Fatah’s controversial former security chief in Gaza Muhammad Dahlan also appears to have picked up a seat. While he is a member of Fatah’s younger generation, he is also a polarizing figure in Palestinian politics, as he is reviled by Hamas and other opponents.

Incumbent Abu Maher Ghneim, a former opponent of the Oslo accords who was brought back into President Abbas’ fold just last week, appears set to retain his seat.

Other incumbents likely to be ousted from the committee are leaders Hani Al-Hassan, Sakher Habash, Abdullah Al-Ifranji, Intisar Al-Wazir (Umm Jihad), Gaza Fatah secretary Zakariyah Al-Agha, Muhammad Jihad, and Farouq Al-Qaddumi, who recently opened a dispute with Abbas over accusations of an assassination plot against Yasser Arafat.

Some 2,000 delegates to the Fatah convention in Bethlehem cast paper ballots to elect 18 members of the 23-member Central Committee. Another 300 delegates trapped in Gaza by a Hamas travel ban voted by phone in polling that was held open for several hours on Monday night, a day after regular voting ended in Bethlehem.

Another four members will be appointed by the elected members. President Abbas was elected to head the committee on Saturday in an uncontested vote.

A total of 96 candidates, including six women, stood for election for 18 elected seats on the Central Committee.
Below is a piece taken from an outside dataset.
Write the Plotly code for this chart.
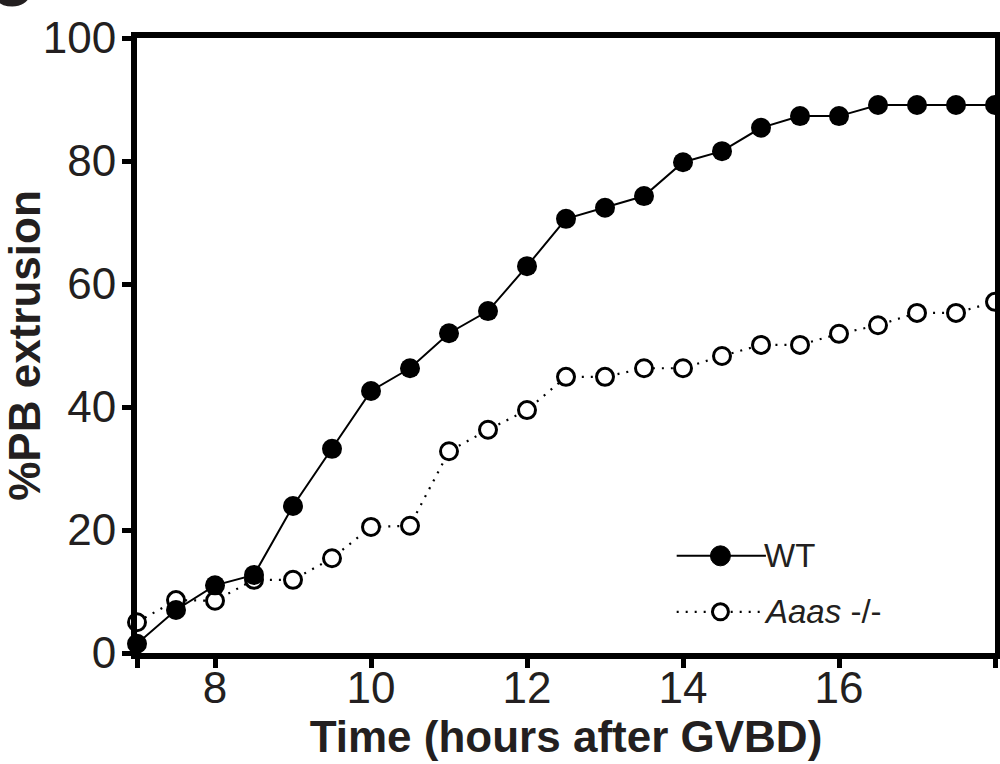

Another 617 people, including 50 women, ran for 80 open places on the second-highest body, the Revolutionary Council (the remaining 40 seats are appointed).

Convention officials said the results of the vote for the Revolutionary Council will be announced later.

The Bethlehem conference, which began last Tuesday, was Fatah’s first in 20 years, while the party’s bylaws call for a general congress every five years.